* TASK INSTRUCTIONS *
In the listing below, locate the line that contains "Write a web" and the line that contains "var yTicks = [0, 20, 40, 60, 80, 100];". Restate word for word those two lines and every line between them, and nothing else.

* DATASET ROWS *
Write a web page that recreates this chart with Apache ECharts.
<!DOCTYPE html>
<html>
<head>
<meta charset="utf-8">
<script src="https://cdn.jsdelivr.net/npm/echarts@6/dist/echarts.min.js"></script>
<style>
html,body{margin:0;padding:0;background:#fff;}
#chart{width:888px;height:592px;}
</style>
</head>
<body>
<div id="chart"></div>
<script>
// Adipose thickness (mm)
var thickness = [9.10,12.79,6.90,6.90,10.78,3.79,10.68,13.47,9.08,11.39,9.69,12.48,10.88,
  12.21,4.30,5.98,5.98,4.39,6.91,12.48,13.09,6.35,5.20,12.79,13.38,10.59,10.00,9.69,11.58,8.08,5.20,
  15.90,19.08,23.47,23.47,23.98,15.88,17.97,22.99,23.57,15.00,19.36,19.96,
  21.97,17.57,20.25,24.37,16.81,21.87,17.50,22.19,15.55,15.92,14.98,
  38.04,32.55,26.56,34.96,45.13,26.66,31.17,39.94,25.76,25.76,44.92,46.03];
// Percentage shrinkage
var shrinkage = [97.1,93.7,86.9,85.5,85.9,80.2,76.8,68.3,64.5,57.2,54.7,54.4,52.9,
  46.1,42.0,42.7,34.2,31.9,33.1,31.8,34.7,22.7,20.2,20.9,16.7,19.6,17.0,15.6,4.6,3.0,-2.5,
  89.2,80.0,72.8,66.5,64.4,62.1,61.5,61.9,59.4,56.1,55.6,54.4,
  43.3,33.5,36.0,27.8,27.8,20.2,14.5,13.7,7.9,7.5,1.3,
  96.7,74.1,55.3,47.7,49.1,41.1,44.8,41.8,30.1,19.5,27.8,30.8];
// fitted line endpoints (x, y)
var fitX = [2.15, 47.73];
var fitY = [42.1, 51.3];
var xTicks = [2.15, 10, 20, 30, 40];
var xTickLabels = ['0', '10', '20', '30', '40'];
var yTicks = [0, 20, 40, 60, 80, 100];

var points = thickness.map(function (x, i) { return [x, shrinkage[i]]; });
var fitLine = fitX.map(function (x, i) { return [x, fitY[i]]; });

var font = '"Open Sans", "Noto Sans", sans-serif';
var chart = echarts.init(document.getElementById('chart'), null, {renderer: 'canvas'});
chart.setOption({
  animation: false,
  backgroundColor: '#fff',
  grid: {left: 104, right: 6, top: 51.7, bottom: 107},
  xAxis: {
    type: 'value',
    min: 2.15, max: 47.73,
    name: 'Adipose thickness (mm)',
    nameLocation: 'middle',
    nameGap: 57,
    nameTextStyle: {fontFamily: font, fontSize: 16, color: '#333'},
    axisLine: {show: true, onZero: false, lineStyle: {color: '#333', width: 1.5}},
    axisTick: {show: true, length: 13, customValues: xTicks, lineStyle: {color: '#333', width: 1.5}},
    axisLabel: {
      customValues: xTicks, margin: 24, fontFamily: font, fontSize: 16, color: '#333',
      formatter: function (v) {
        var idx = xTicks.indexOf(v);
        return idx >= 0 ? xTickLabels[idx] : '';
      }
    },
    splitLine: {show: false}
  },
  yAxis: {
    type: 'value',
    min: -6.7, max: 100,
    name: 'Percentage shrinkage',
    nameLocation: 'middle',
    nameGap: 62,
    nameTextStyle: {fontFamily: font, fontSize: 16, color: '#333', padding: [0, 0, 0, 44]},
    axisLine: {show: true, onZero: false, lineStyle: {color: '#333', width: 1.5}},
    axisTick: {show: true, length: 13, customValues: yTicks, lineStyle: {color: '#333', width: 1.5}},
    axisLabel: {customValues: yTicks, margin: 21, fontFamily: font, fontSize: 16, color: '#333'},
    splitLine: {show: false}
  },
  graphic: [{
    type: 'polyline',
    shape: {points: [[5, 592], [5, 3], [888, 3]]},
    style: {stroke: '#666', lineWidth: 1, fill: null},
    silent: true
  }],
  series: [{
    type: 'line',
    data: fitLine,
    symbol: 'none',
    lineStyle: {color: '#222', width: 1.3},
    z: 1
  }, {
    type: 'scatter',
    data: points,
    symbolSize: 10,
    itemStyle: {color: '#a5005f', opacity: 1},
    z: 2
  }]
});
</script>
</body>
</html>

--

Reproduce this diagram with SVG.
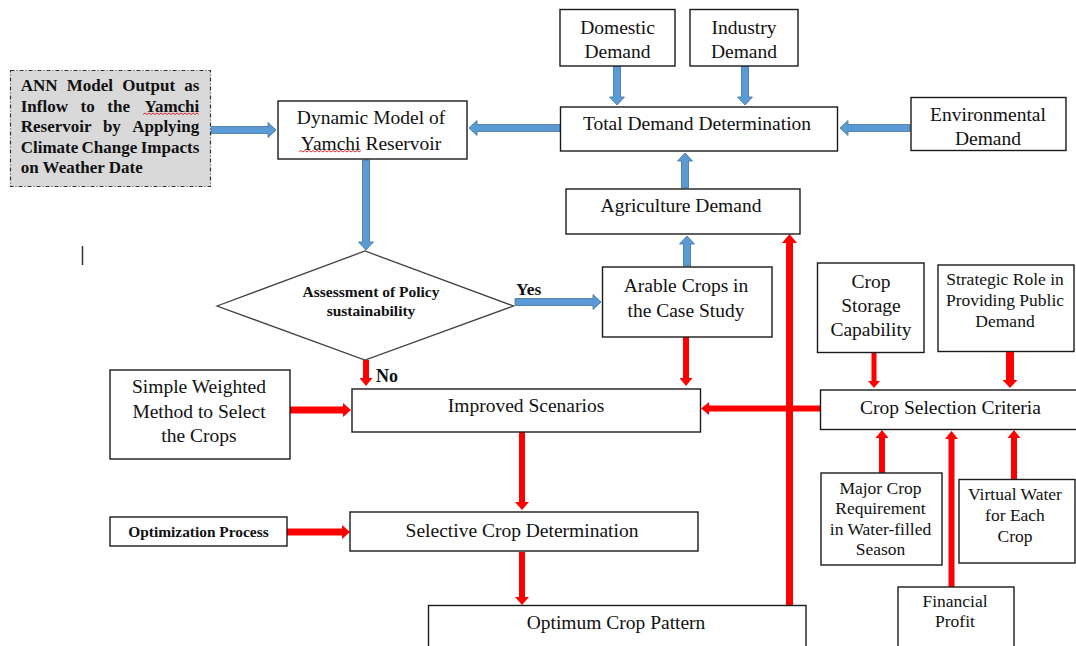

* EXERCISE SOLUTION *
Write a web page that recreates this chart with Apache ECharts.
<!DOCTYPE html>
<html>
<head>
<meta charset="utf-8">
<script src="https://cdn.jsdelivr.net/npm/echarts@6/dist/echarts.min.js"></script>
<style>
html,body{margin:0;padding:0;background:#fff;}
#chart{width:888px;height:592px;}
</style>
</head>
<body>
<div id="chart"></div>
<script>
// Adipose thickness (mm)
var thickness = [9.10,12.79,6.90,6.90,10.78,3.79,10.68,13.47,9.08,11.39,9.69,12.48,10.88,
  12.21,4.30,5.98,5.98,4.39,6.91,12.48,13.09,6.35,5.20,12.79,13.38,10.59,10.00,9.69,11.58,8.08,5.20,
  15.90,19.08,23.47,23.47,23.98,15.88,17.97,22.99,23.57,15.00,19.36,19.96,
  21.97,17.57,20.25,24.37,16.81,21.87,17.50,22.19,15.55,15.92,14.98,
  38.04,32.55,26.56,34.96,45.13,26.66,31.17,39.94,25.76,25.76,44.92,46.03];
// Percentage shrinkage
var shrinkage = [97.1,93.7,86.9,85.5,85.9,80.2,76.8,68.3,64.5,57.2,54.7,54.4,52.9,
  46.1,42.0,42.7,34.2,31.9,33.1,31.8,34.7,22.7,20.2,20.9,16.7,19.6,17.0,15.6,4.6,3.0,-2.5,
  89.2,80.0,72.8,66.5,64.4,62.1,61.5,61.9,59.4,56.1,55.6,54.4,
  43.3,33.5,36.0,27.8,27.8,20.2,14.5,13.7,7.9,7.5,1.3,
  96.7,74.1,55.3,47.7,49.1,41.1,44.8,41.8,30.1,19.5,27.8,30.8];
// fitted line endpoints (x, y)
var fitX = [2.15, 47.73];
var fitY = [42.1, 51.3];
var xTicks = [2.15, 10, 20, 30, 40];
var xTickLabels = ['0', '10', '20', '30', '40'];
var yTicks = [0, 20, 40, 60, 80, 100];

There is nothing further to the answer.